Occasionally we need to derive variables form existing information. A good example of this is conversion between scales. With our current data set, the variable “Above.Ground.Sight.Measurement” is ostensibly in feet – the data dictionary could be clearer about this. To bring this to a Canadian context, we might need these measurements in a metric equivalent.

To do this, we could simply multiple the vector by 0.3048

sq_data$Above.Ground.Sighter.Measurement <- sq_data$Above.Ground.Sighter.Measurement * .3048

An alternative approach would be to create a new variable and to populate it with the converted values, this way we have the measurements in their untouched imperial scale as well as their modified metric scale.

This exercise will allow us to explore a couple of issues. The first is that our variable names with this data set are often quite verbose, not ideal for coding.

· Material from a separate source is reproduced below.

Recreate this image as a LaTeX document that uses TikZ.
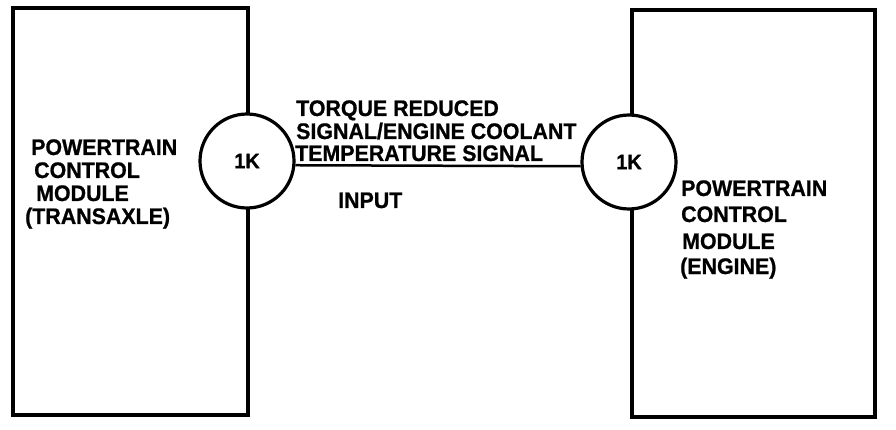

So first we’ll make some changes to our variable names, keeping in mind of course that this is something we should have been thinking about from the beginning when we created our data dictionary!

First, we’ll create a list of existing variable names for our data set

(sq_colnames <- colnames(sq_data))
##  [1] "X"                                         
##  [2] "Y"                                         
##  [3] "Unique.Squirrel.ID"                        
##  [4] "Hectare"                                   
##  [5] "Shift"                                     
##  [6] "Date"                                      
##  [7] "Hectare.Squirrel.Number"                   
##  [8] "Age"                                       
##  [9] "Primary.Fur.Color"                         
## [10] "Highlight.Fur.Color"                       
## [11] "Combination.of.Primary.and.Highlight.Color"
## [12] "Color.notes"                               
## [13] "Location"                                  
## [14] "Above.Ground.Sighter.Measurement"          
## [15] "Specific.Location"                         
## [16] "Running"                                   
## [17] "Chasing"                                   
## [18] "Climbing"                                  
## [19] "Eating"                                    
## [20] "Foraging"                                  
## [21] "Other.Activities"                          
## [22] "Kuks"                                      
## [23] "Quaas"                                     
## [24] "Moans"                                     
## [25] "Tail.flags"                                
## [26] "Tail.twitches"                             
## [27] "Approaches"                                
## [28] "Indifferent"                               
## [29] "Runs.from"                                 
## [30] "Other.Interactions"                        
## [31] "Lat.Long"

This is a two parter.

First, in sq_colnames, re-name ‘Above.Ground.Sighter.Measurement’ to be more concise and indicate its scale; in fact, re-name it to agsm.f. sq_colnames is a vector, so we’ll want to use indexing by number.

Second, using colnames(), update the variable names of sq_data to match those now in the vector sq_colnames.

A plain language approach to this might be:

  1. Identify the index position of ‘Above.Ground.Sighter.Measurement’ in sq_colnames.
  2. Re-assign the value associated with this index point to agsm.f
  3. Re-assign the column names of sq_data to sq_colnames
sq_colnames # list the columns and their index numbers

sq_colnames[14] <- "agsm.f" # change the value at index point 14 to 'agsm.f'

colnames(sq_data) <- sq_colnames # re-assign the values in colnames(sq_data) to match those in sq_colnames

We now have any easy variable name to type and adapt!

Creating a new variable in a dataframe is simply a matter of assigning some values to the desired variable.

sq_data$agsm.m <- sq_data$agsm.f * .3048 # create the variable agsm.m and populate it with the values in agsm.f times .3048

Occasionally we need to rename variables, but when doing so we should be wary about cascading impacts on our documentation. We can easily add variables to an existing data frame.

Function Description
colnames access the column names of a data frame.